Tagged: data

A Citation Network of Wikipedia’s Featured Articles

Type an unfamiliar term into Google, and chances are your quest for answers will cross paths with Wikipedia. With more than 470 million unique monthly visitors as of February 2012, the world’s free encyclopedia has become a popular source of information. Our team (Jackie Cohen, Priya Kumar, and Florence Lee) used network principles to explore where Wikipedia gets its information.

Our analysis suggests that Wikipedia’s best articles cite similar sources. Why is this important? Information about the most frequently cited domains may give Wikipedia editors a good starting point to improve articles that need additional references.

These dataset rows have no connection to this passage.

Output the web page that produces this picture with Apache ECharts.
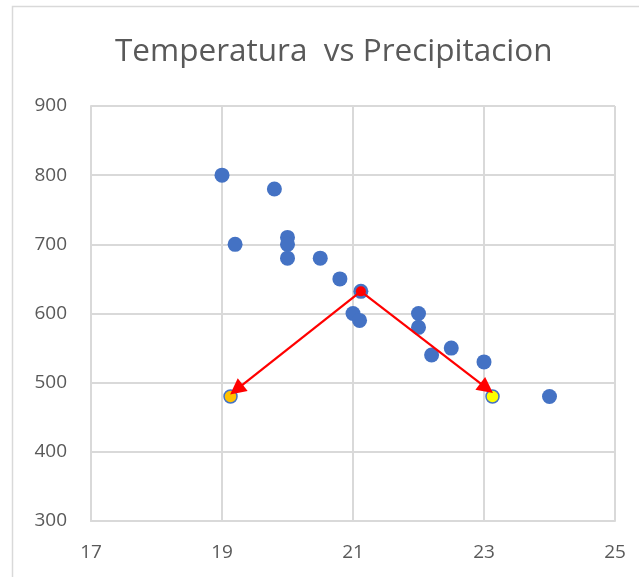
<!DOCTYPE html>
<html>
<head>
<meta charset="utf-8">
<script src="https://cdn.jsdelivr.net/npm/echarts@6/dist/echarts.min.js"></script>
<style>
html,body{margin:0;padding:0;background:#fff;}
#chart{width:639px;height:577px;}
</style>
</head>
<body>
<div id="chart"></div>
<script>
// Data
var titleText = 'Temperatura  vs Precipitacion';
var xTicks = [17, 19, 21, 23, 25];
var yTicks = [300, 400, 500, 600, 700, 800, 900];
var tempValues = [19, 19.8, 19.2, 20, 20, 20, 20.5, 20.8, 21.12, 21, 21.1, 22, 22, 22.2, 22.5, 23, 24];
var precipValues = [800, 780, 700, 710, 700, 680, 680, 650, 632, 600, 590, 600, 580, 540, 550, 530, 480];
var orangePoint = [19.13, 480];
var yellowPoint = [23.13, 480];
var redPoint = [21.12, 632];
var arrowTipLeft = [19.22, 490];
var arrowTipRight = [23.04, 492];

var mainData = tempValues.map(function (t, i) { return [t, precipValues[i]]; });

var chart = echarts.init(document.getElementById('chart'), null, {renderer: 'canvas'});
var gridColor = '#d9d9d9';
var textColor = '#595959';
var font = 'Open Sans';

chart.setOption({
  animation: false,
  backgroundColor: '#ffffff',
  title: {
    text: titleText,
    left: 110,
    top: 31,
    textStyle: {fontFamily: font, fontSize: 31.5, fontWeight: 'normal', color: textColor}
  },
  graphic: [{
    type: 'rect',
    shape: {x: 12.5, y: 6.5, width: 700, height: 700},
    style: {fill: 'none', stroke: gridColor, lineWidth: 1.5},
    silent: true
  }],
  grid: {left: 91, top: 106, width: 524, height: 415, containLabel: false},
  xAxis: {
    type: 'value',
    min: xTicks[0], max: xTicks[xTicks.length - 1], interval: 2,
    axisLine: {show: true, lineStyle: {color: gridColor, width: 2}},
    axisTick: {show: false},
    splitLine: {show: true, lineStyle: {color: gridColor, width: 2}},
    axisLabel: {color: textColor, fontFamily: font, fontSize: 19, margin: 22}
  },
  yAxis: {
    type: 'value',
    min: yTicks[0], max: yTicks[yTicks.length - 1], interval: 100,
    axisLine: {show: true, lineStyle: {color: gridColor, width: 2}},
    axisTick: {show: false},
    splitLine: {show: true, lineStyle: {color: gridColor, width: 2}},
    axisLabel: {color: textColor, fontFamily: font, fontSize: 19, margin: 24}
  },
  series: [
    {
      type: 'scatter',
      data: mainData,
      symbolSize: 15,
      itemStyle: {color: '#4472c4', opacity: 1},
      z: 2
    },
    {
      type: 'scatter',
      data: [orangePoint],
      symbolSize: 13,
      itemStyle: {color: '#ffc000', borderColor: '#4472c4', borderWidth: 1.5, opacity: 1},
      z: 3
    },
    {
      type: 'scatter',
      data: [yellowPoint],
      symbolSize: 13,
      itemStyle: {color: '#ffff00', borderColor: '#4472c4', borderWidth: 1.5, opacity: 1},
      z: 3
    },
    {
      type: 'lines',
      coordinateSystem: 'cartesian2d',
      symbol: ['none', 'triangle'],
      symbolSize: [14, 16],
      lineStyle: {color: '#ff0000', width: 2.2, opacity: 1, curveness: 0},
      data: [
        {coords: [redPoint, arrowTipLeft]},
        {coords: [redPoint, arrowTipRight]}
      ],
      z: 4
    },
    {
      type: 'scatter',
      data: [redPoint],
      symbolSize: 10,
      itemStyle: {color: '#ff0000', opacity: 1},
      z: 5
    }
  ]
});
</script>
</body>
</html>
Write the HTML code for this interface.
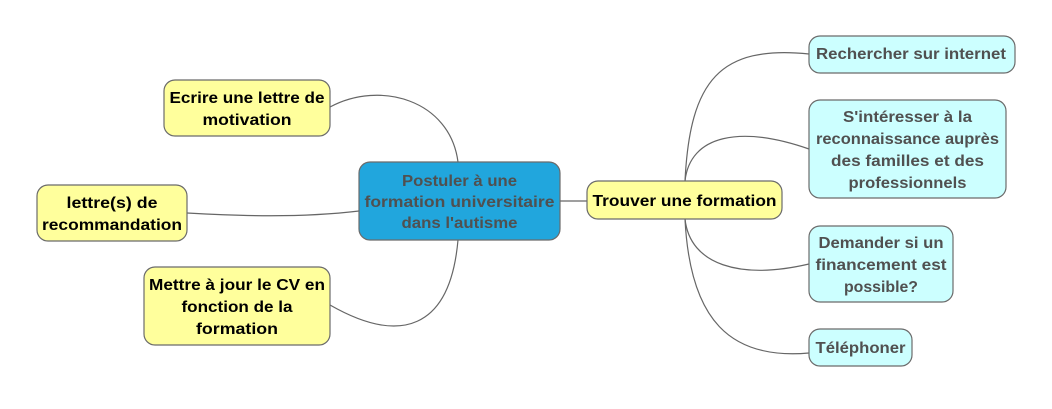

We reviewed the citation network of Wikipedia’s English-language featured articles to discover which categories of articles shared similar citation sources, or domains. Wikipedia organizes its more than 4,200 featured articles into 44 categories; we found that every pair of categories shares at least one domain, creating a completely connected network.

In the network graph (Figure 1), each category is a node. If two categories share at least one domain, an edge appears between them. Since every category pair shares at least one domain, each node shares an edge to every other node. The graph has 44 nodes and 946 edges.

Figure 1: Citation Network of English-Language Wikipedia Featured Articles

network_graph

But the mere existence of an edge doesn’t tell us about the strength of the relationship, or the number of shared domains, between two categories. The two categories could share one domain or hundreds. We assigned weights to the edges to determine which pairs share more domains than others.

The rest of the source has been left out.